Most of us live lives that are far too frantic. We are busy from morning to night with work, kids, cleaning, meals, answering e-mail, and a hundred other things. When I finally sit down in the evening to relax and catch up with CNN, I usually fall fast asleep in my recliner! Did that ever happen to you? Perhaps you wake up with someone asking you “Aren’t you listening?” Perhaps the show is almost over, and you’ve missed the main point and whatever you’re watching doesn’t make any sense. When that happens to me, I get up from my chair and go to bed!
The apostles in today’s gospel fall asleep during prayer on the mountain. I’ve done that, too. The disciples wake to witness Jesus’ conversation with Elijah and Moses about His upcoming journey to Jerusalem and his own personal exodus. They awake to see the transfigured glory of the Lord, but miss the conversation on how it will happen. Mark lets us know that glorification always takes for granted suffering.
Jesus transfiguration can’t erase the reality of his self-offering. Glory comes through the cross. This is the paradox of our faith. We too need to embrace suffering in order to find our way of life.
Peter wants to remain in the place of glory, in the clouds. He asks to set up tents for the three. The only way to remain in Jesus’ glory is to accept the challenge of our baptism and recognize Jesus as the beloved son and “listen to him.” This means that we take to heart the gospel. Daily we must die to ourselves and live for others.
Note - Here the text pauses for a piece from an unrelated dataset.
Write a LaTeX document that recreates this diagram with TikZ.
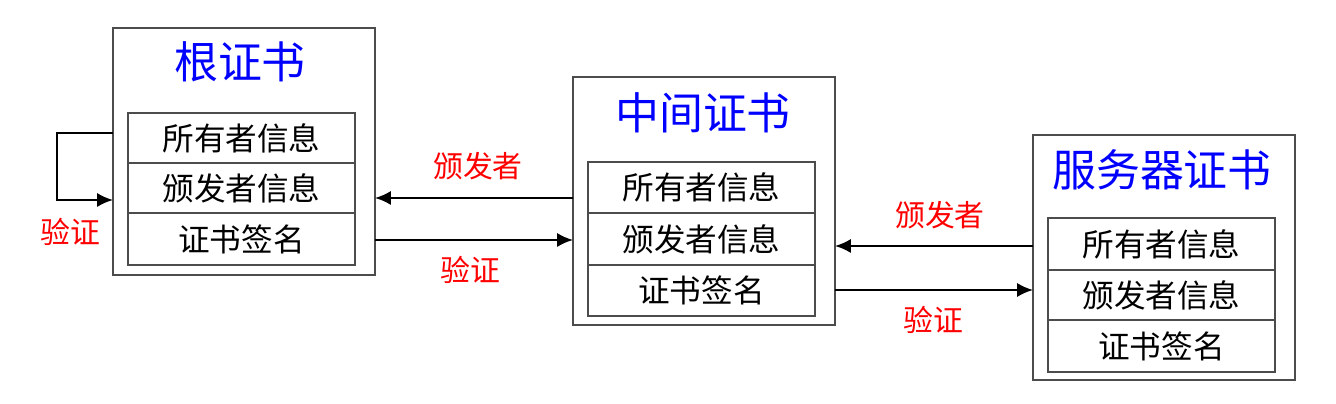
\documentclass[tikz,border=0pt]{standalone}
\usepackage{fontspec}
\setmainfont{Noto Sans CJK SC}
\usetikzlibrary{arrows.meta}
\begin{document}
\begin{tikzpicture}[x=0.02cm,y=-0.02cm,
  box/.style={draw=black!70,line width=1pt},
  row/.style={draw=black!70,line width=1pt,font=\fontsize{18}{20}\selectfont},
  ttl/.style={text=blue,font=\fontsize{25}{27}\selectfont},
  lbl/.style={text=red,font=\fontsize{17}{19}\selectfont},
  arr/.style={line width=1.2pt,-{Latex[length=9pt,width=8pt]}}]
\useasboundingbox (0,0) rectangle (1336,404);
% root
\draw[box] (113,28) rectangle (375,275);
\node[ttl] (t1) at (240,62) {根证书};
\draw[row] (128,113) rectangle (355,163) node[midway] (a1) {所有者信息};
\draw[row] (128,163) rectangle (355,213) node[midway] (a2) {颁发者信息};
\draw[row] (128,213) rectangle (355,265) node[midway] (a3) {证书签名};
% intermediate
\draw[box] (573,77) rectangle (835,325);
\node[ttl] (t2) at (703,113) {中间证书};
\draw[row] (588,162) rectangle (815,213) node[midway] (b1) {所有者信息};
\draw[row] (588,213) rectangle (815,265) node[midway] (b2) {颁发者信息};
\draw[row] (588,265) rectangle (815,316) node[midway] (b3) {证书签名};
% server
\draw[box] (1033,135) rectangle (1295,380);
\node[ttl] (t3) at (1162,170) {服务器证书};
\draw[row] (1048,218) rectangle (1275,270) node[midway] (c1) {所有者信息};
\draw[row] (1048,270) rectangle (1275,320) node[midway] (c2) {颁发者信息};
\draw[row] (1048,320) rectangle (1275,372) node[midway] (c3) {证书签名};
% coordinates
\coordinate (rL1) at (113,133); \coordinate (rL2) at (113,200);
\coordinate (rR1) at (375,198); \coordinate (rR2) at (375,240);
\coordinate (iL1) at (573,198); \coordinate (iL2) at (573,240);
\coordinate (iR1) at (835,246); \coordinate (iR2) at (835,290);
\coordinate (sL1) at (1033,246); \coordinate (sL2) at (1033,290);
\draw[arr] (iL1) -- (rR1);
\draw[arr] (rR2) -- (iL2);
\draw[arr] (sL1) -- (iR1);
\draw[arr] (iR2) -- (sL2);
\draw[arr] (rL1) -- (57,133) -- (57,200) -- (rL2);
\node[lbl] at (478,166) {颁发者};
\node[lbl] at (470,270) {验证};
\node[lbl] at (940,215) {颁发者};
\node[lbl] at (933,320) {验证};
\node[lbl] at (70,232) {验证};
\end{tikzpicture}
\end{document}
Even in the glorious moment of transfiguration we’re reminded that the only way to remain in that glory is to die to self.
Peter and his friends were asleep and became fully awake thanks to what they saw. We need to see the presence of God around us and become fully awake to our call to be disciples of Jesus every day of our lives and in every circumstance in which we find ourselves without any excuses. We have to come off our own mountain and journey with Jesus to Jerusalem during this season of Lent and always.
Today St. Paul compares the fate of true believers with that of opponents of the gospel. He warns his hearers to follow his own example and the example of those who imitate him in his commitment to Christian living. The enemies St. Paul mentions were Gnostic Christians whose view of the end times led them to believe that they had already passed into some sort of a spiritualized form of existence. They saw little value in embracing suffering or the cross of Christ, since they were already living “resurrected” lives.
True believers know that we have to embrace the cross, and then, with Christ's coming, we will be transformed into his glory. Today’s reading of the gospel of the transfiguration reminds us of the path Jesus must take, and the path we must take as his disciples.